# [GOAL OF THE EXERCISE]
Exactly the lines from the line containing "Rebuild this chart" through the line containing "import * as d3 from 'd3';" are to be echoed, with both included and pictures left out.

# [INPUT ROWS]
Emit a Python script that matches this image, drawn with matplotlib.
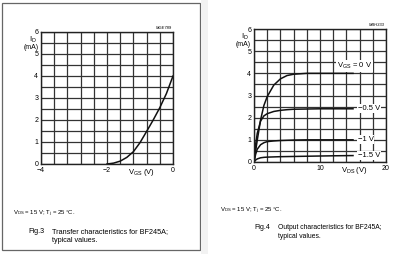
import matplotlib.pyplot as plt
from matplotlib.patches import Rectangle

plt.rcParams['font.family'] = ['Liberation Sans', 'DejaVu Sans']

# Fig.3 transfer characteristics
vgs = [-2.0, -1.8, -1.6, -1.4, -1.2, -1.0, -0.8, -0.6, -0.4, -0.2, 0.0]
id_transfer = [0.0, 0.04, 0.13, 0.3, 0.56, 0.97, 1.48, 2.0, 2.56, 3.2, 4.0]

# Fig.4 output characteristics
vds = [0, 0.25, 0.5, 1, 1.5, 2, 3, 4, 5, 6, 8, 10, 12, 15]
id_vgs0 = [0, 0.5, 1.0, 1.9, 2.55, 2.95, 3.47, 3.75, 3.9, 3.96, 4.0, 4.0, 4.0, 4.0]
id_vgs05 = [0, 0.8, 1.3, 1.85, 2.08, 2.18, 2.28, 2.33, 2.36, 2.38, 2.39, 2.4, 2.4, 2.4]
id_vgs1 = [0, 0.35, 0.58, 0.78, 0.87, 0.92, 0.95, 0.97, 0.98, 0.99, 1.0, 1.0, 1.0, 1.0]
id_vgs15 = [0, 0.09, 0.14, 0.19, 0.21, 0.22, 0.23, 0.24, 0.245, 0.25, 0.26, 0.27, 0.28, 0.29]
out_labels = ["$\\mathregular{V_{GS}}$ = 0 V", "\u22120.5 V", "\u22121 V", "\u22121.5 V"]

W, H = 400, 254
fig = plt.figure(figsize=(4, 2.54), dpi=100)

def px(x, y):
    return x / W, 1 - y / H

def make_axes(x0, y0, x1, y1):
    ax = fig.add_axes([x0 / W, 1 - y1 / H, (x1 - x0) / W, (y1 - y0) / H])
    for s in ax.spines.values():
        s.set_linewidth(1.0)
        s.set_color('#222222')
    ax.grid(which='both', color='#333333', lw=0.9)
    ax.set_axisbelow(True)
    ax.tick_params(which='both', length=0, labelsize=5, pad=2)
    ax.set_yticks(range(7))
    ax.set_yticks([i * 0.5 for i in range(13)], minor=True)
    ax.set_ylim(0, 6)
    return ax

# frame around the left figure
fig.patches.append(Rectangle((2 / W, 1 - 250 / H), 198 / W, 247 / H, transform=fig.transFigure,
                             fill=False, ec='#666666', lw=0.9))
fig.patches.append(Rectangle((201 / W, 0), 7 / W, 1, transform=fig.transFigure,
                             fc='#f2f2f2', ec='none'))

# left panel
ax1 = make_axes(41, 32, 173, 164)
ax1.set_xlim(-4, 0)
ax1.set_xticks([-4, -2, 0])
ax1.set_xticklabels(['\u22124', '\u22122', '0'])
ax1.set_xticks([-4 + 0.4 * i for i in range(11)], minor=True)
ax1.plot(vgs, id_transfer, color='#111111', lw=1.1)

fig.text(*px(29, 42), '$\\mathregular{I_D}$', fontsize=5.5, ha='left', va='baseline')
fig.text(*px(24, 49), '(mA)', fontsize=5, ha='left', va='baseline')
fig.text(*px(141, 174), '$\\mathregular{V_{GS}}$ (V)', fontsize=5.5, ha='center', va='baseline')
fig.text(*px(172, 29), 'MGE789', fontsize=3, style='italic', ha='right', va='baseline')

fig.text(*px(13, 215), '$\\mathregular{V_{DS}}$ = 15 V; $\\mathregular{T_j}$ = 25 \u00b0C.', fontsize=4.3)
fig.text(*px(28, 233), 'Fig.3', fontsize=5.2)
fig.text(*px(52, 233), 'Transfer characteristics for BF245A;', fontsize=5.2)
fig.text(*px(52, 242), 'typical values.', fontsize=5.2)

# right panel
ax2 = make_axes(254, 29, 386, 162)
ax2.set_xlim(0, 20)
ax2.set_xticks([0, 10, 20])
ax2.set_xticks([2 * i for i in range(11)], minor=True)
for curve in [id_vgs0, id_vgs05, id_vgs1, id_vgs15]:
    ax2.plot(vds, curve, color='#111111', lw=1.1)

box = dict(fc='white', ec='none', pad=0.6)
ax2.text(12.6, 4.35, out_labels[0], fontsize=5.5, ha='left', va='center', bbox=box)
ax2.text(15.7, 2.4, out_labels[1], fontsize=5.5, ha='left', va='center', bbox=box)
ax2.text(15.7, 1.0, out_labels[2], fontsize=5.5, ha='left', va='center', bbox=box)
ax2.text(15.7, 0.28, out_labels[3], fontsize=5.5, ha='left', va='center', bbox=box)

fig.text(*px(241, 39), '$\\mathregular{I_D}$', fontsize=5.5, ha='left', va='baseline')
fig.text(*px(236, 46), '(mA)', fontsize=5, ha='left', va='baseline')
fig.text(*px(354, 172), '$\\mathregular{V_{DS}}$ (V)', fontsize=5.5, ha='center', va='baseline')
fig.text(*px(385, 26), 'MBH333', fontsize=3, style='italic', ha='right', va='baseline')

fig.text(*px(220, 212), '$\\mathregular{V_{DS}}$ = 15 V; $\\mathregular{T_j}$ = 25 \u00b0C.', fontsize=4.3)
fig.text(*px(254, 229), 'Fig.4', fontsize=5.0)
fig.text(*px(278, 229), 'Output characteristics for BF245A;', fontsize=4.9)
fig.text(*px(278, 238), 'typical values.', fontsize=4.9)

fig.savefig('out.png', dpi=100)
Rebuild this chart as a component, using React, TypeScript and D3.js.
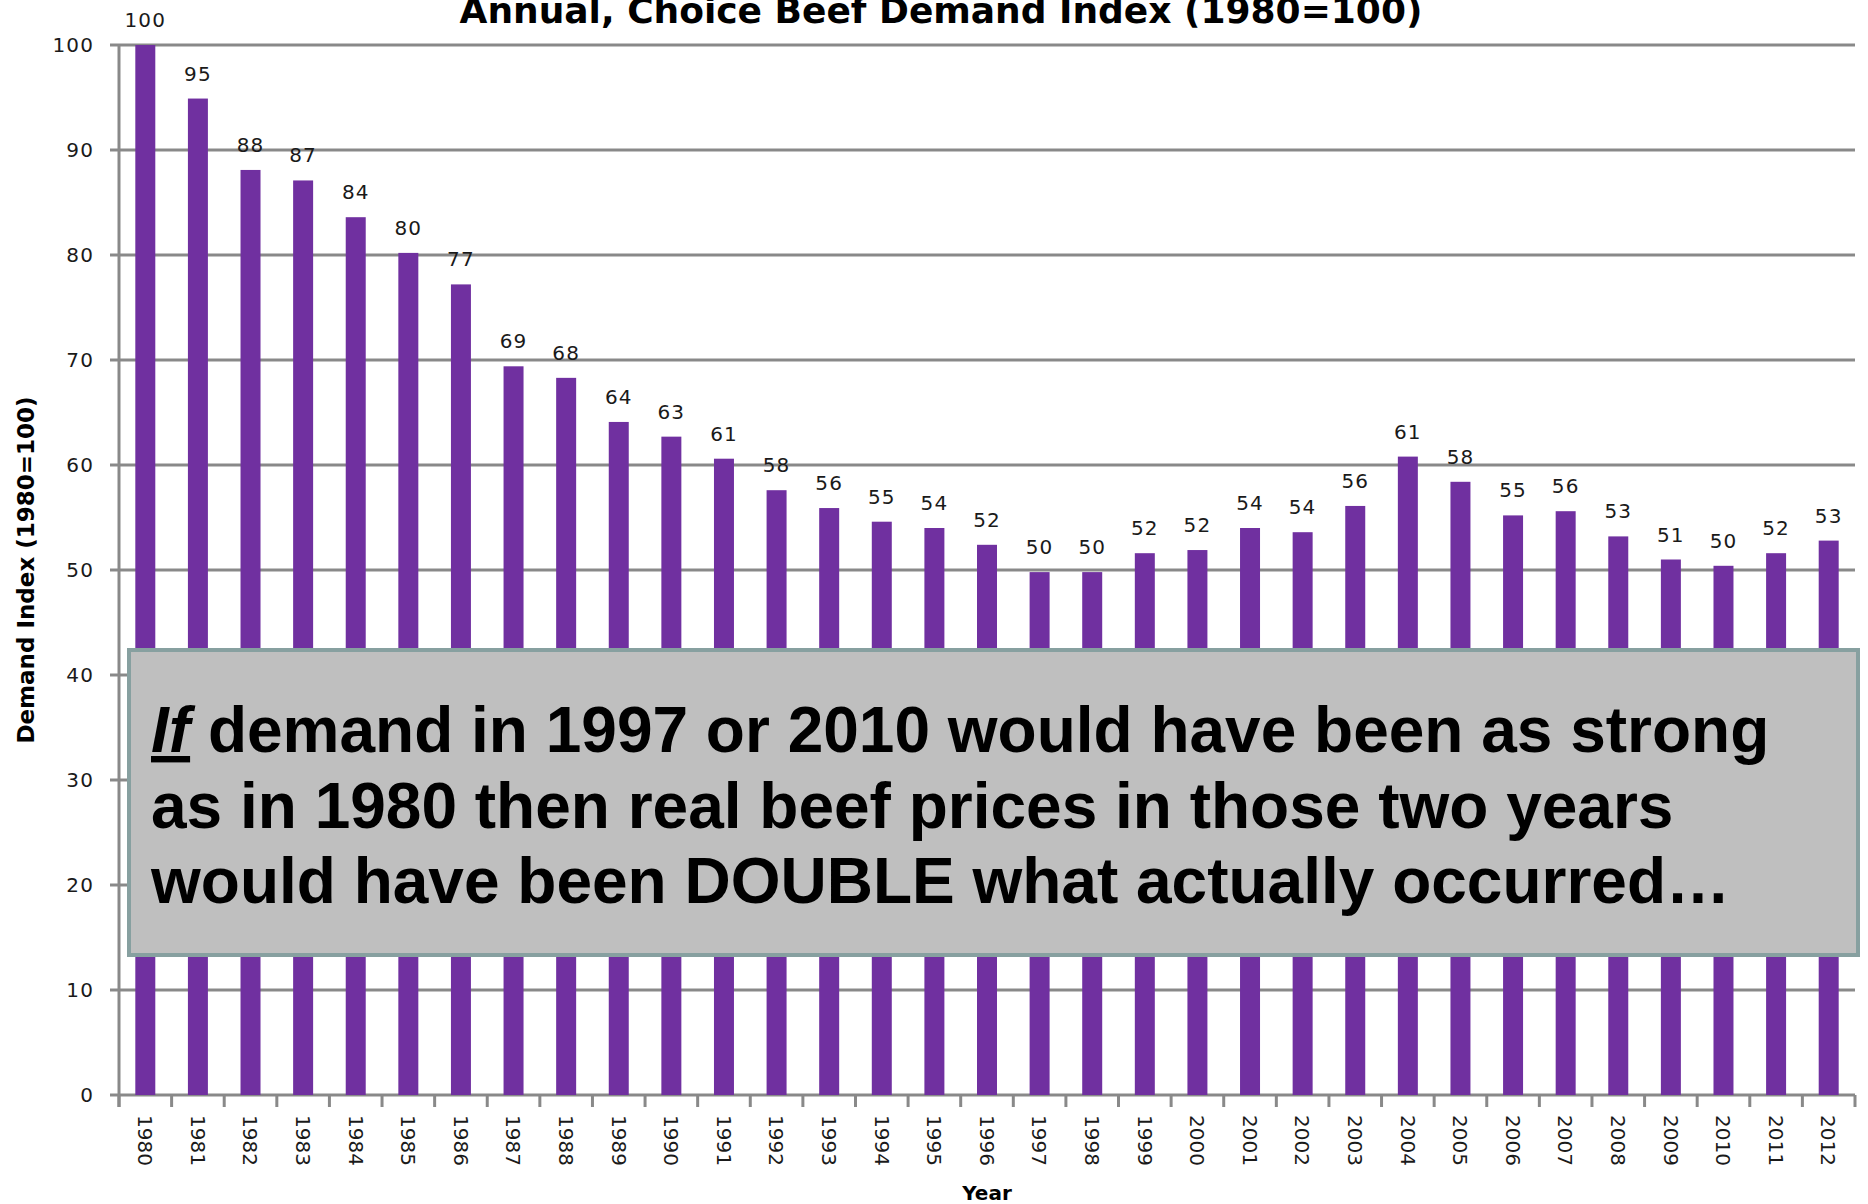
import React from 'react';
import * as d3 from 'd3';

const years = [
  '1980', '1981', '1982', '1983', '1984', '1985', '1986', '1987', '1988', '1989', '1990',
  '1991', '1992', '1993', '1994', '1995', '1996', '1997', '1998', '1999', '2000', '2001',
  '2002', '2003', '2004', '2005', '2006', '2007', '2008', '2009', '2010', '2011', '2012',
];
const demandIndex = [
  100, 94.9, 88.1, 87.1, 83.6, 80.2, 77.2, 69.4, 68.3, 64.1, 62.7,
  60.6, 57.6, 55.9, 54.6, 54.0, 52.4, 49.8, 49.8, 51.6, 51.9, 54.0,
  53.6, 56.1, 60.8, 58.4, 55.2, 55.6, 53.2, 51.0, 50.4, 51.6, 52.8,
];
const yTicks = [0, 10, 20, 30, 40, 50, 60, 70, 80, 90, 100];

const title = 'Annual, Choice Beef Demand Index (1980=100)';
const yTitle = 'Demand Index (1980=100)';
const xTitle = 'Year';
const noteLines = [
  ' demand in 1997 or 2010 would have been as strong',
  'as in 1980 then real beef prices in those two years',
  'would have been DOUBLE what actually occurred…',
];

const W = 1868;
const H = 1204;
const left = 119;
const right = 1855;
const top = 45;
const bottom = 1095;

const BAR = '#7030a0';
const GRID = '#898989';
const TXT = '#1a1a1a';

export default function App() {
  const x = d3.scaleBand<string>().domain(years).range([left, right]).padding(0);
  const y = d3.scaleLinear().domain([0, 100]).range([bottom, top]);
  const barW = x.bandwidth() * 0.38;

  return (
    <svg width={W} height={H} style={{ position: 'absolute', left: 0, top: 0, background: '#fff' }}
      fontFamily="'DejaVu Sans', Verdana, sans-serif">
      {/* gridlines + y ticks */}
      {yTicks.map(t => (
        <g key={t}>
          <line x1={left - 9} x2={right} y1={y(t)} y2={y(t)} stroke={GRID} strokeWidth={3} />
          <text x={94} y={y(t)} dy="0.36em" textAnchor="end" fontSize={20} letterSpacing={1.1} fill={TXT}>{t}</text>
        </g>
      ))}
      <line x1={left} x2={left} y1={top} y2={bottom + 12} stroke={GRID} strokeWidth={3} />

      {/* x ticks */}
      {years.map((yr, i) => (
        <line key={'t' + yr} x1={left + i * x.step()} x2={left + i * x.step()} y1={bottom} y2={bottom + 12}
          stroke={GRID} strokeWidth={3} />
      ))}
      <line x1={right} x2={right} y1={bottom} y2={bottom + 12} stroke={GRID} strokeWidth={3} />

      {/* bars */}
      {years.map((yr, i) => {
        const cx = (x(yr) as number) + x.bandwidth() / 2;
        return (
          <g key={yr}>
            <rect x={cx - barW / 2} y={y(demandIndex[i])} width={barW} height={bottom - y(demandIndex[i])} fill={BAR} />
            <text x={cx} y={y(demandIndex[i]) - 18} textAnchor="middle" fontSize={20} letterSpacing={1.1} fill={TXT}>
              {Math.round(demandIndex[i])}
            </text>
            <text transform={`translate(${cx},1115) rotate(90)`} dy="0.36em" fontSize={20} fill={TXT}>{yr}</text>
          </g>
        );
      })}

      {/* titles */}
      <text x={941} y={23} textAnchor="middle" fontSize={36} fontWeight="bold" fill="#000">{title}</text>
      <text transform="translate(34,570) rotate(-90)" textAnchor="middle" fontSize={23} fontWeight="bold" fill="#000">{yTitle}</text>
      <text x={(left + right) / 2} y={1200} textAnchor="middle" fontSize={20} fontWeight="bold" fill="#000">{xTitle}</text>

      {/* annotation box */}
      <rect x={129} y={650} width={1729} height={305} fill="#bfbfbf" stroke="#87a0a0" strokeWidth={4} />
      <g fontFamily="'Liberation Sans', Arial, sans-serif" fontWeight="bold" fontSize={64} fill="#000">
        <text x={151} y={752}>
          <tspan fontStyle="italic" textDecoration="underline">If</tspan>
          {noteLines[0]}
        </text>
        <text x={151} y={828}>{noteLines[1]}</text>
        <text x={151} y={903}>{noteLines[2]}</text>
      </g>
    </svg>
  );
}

# [FINAL RESULT]
Rebuild this chart as a component, using React, TypeScript and D3.js.
import React from 'react';
import * as d3 from 'd3';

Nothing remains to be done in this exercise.